Over the past week, both Blackberry and Nokia were in the news for very different reasons. Blackberry abruptly abandoned their auction process and opted to raise $1 billion in debt to attempt a turnaround. Meanwhile, as the Microsoft deal awaits closing, Nokia announced that Lumia shipments hit an all-time high in the most recent quarter. Let's take a deeper look at the prospects of each company.
Blackberry: Hoping for a Turnaround
As I expected, Fairfax was unable to raise the funds required to take Blackberry private. But instead of opting for a break-up sale (probably the best move for shareholders), the company chose to raise $1 billion in debt from Fairfax. Prem Watsa also returned to Blackberry's board and appointed John Chen as the interim CEO.

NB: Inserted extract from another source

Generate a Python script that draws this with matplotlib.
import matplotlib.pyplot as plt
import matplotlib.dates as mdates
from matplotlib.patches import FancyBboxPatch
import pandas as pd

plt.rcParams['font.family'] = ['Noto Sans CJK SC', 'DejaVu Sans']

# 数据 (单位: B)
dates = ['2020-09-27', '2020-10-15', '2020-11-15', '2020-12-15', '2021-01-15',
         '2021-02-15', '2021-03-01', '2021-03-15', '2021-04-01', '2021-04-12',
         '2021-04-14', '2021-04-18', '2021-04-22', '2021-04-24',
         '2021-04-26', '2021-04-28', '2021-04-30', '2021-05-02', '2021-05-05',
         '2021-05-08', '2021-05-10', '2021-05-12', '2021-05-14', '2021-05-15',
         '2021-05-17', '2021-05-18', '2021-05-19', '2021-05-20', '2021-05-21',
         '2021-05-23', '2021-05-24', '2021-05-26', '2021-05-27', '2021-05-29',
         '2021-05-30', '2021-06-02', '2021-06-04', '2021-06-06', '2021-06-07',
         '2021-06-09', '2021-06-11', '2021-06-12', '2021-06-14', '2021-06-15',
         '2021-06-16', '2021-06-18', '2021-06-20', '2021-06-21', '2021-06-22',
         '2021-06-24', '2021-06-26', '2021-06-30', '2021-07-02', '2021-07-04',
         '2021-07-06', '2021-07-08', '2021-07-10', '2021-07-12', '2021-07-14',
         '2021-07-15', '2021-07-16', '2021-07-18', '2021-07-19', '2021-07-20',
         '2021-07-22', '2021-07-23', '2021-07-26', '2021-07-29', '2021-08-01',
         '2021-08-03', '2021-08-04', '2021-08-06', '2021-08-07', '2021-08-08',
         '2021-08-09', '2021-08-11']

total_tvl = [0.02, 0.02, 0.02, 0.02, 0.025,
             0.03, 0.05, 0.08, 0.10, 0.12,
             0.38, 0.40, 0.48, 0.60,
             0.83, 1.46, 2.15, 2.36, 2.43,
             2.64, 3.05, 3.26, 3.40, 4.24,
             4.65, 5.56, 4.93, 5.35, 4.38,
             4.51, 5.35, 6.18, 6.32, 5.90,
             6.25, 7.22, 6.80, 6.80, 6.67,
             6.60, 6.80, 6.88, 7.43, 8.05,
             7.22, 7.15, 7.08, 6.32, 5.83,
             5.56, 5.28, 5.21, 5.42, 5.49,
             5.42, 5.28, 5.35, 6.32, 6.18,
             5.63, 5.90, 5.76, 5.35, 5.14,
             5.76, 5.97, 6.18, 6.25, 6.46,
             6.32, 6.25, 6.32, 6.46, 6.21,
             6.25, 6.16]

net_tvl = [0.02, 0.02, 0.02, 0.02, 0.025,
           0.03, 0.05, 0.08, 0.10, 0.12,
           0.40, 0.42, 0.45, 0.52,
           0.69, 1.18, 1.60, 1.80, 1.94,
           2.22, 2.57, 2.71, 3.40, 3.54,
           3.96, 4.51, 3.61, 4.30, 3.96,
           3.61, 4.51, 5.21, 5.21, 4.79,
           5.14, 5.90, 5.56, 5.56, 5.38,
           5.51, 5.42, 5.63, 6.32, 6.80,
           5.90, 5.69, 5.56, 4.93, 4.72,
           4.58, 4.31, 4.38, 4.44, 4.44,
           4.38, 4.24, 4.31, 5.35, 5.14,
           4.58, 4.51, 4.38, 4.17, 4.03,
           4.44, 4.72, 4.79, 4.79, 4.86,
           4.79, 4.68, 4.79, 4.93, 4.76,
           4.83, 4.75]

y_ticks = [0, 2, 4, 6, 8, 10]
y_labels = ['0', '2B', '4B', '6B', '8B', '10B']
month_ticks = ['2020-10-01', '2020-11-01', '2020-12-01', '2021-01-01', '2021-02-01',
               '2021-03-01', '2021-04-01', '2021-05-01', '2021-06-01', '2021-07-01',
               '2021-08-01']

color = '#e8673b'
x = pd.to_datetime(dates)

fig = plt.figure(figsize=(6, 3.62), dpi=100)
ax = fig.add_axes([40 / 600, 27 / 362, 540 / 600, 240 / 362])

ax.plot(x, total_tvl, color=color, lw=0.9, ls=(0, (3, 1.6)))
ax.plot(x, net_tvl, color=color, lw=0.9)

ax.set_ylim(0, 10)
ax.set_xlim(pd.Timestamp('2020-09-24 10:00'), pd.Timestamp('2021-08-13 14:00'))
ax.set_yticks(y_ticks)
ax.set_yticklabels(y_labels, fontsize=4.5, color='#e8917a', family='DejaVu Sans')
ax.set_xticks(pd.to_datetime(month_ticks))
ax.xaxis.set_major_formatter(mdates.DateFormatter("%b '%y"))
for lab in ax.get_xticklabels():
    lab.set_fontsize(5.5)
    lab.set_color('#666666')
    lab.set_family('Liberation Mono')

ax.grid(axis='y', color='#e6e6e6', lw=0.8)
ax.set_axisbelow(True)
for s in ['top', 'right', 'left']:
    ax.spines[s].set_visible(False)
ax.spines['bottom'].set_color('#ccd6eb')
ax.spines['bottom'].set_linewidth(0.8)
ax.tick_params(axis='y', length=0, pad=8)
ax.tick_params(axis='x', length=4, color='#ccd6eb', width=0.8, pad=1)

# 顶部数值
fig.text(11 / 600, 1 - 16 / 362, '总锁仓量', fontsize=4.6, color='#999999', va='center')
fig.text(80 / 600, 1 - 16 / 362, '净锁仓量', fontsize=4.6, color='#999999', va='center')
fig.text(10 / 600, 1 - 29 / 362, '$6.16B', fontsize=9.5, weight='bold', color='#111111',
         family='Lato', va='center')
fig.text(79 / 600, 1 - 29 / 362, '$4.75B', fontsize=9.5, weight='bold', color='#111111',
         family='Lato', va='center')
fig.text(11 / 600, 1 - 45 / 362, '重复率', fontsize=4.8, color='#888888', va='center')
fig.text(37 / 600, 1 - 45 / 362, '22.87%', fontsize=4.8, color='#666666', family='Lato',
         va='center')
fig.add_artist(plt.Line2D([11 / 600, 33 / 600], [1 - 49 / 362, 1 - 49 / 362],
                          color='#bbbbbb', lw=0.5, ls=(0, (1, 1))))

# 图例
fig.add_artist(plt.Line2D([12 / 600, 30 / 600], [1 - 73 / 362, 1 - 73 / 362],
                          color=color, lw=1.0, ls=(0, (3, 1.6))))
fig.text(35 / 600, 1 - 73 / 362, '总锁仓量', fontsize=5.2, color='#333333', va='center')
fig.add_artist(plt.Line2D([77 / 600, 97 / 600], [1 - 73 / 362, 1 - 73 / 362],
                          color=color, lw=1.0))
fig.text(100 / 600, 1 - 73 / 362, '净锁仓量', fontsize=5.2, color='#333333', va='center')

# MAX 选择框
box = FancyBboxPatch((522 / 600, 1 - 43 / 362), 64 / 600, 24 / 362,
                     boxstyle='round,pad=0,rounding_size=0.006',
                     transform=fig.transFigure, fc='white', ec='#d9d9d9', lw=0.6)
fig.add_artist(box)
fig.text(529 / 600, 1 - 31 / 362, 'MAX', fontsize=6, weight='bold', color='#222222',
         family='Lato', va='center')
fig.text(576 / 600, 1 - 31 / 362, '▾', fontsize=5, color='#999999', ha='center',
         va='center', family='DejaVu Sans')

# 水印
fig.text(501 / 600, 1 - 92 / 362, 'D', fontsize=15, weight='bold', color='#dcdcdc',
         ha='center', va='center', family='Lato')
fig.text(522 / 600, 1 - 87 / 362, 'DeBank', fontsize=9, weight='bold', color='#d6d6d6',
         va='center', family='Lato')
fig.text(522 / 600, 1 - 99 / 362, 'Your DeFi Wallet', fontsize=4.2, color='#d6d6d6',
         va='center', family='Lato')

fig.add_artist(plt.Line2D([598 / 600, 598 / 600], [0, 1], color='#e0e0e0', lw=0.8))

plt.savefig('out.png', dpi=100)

The company does not seem to have a firm turnaround strategy in place just yet, but John Chen's comments suggest that the company may refocus on monetizing enterprise services and messaging. This move would have been ideal if it was implemented 12-18 months ago, when hardware profits were more than sufficient to fund a transition. At this point, the hardware business is likely to continue bleeding cash and shuttering it would cost upwards of $1 billion. The problem is that Blackberry's cost base was designed for much higher cash inflows than what the BBM and mobile device management businesses can realistically pull in, at least over the next 1-2 years.
With these factors in mind, I still believe that an eventual break-up sale is the most likely scenario for Blackberry. While this is bad news for investors, their strategy at least reiterated some valuable lessons about declining companies.

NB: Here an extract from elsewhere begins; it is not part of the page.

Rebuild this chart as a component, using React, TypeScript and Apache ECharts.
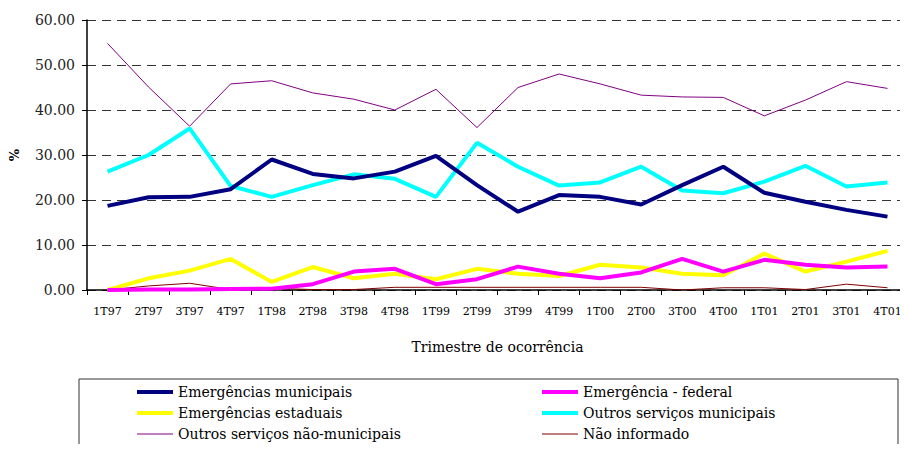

Nokia: Beauty is Only Skin Deep
Nokia's Q3 results showed that Lumia shipments reached 8.8 million units, their highest level ever. This growth was driven by increasing sales in Europe and some surprising traction in North America. The chart below explains Lumia shipment growth:
The Lumia range has grown because of increasing sales of cheaper devices (notably the Lumia 520). While this formula has worked for numerous Asian companies (Xiaomi, Lenovo, etc.), Nokia's growth isn't quite comparable because of the chart below:
While Xiaomi and Lenovo focus selling on cheaper devices, they do so profitably. In contrast, Nokia's smartphone contribution margin has remained deeply in the red ever since the Lumia portfolio was launched and actually declined in Q3. And these figures don't even account for the loss of the Nokia brand yet. It may be time for Microsoft to rework their break-even estimates.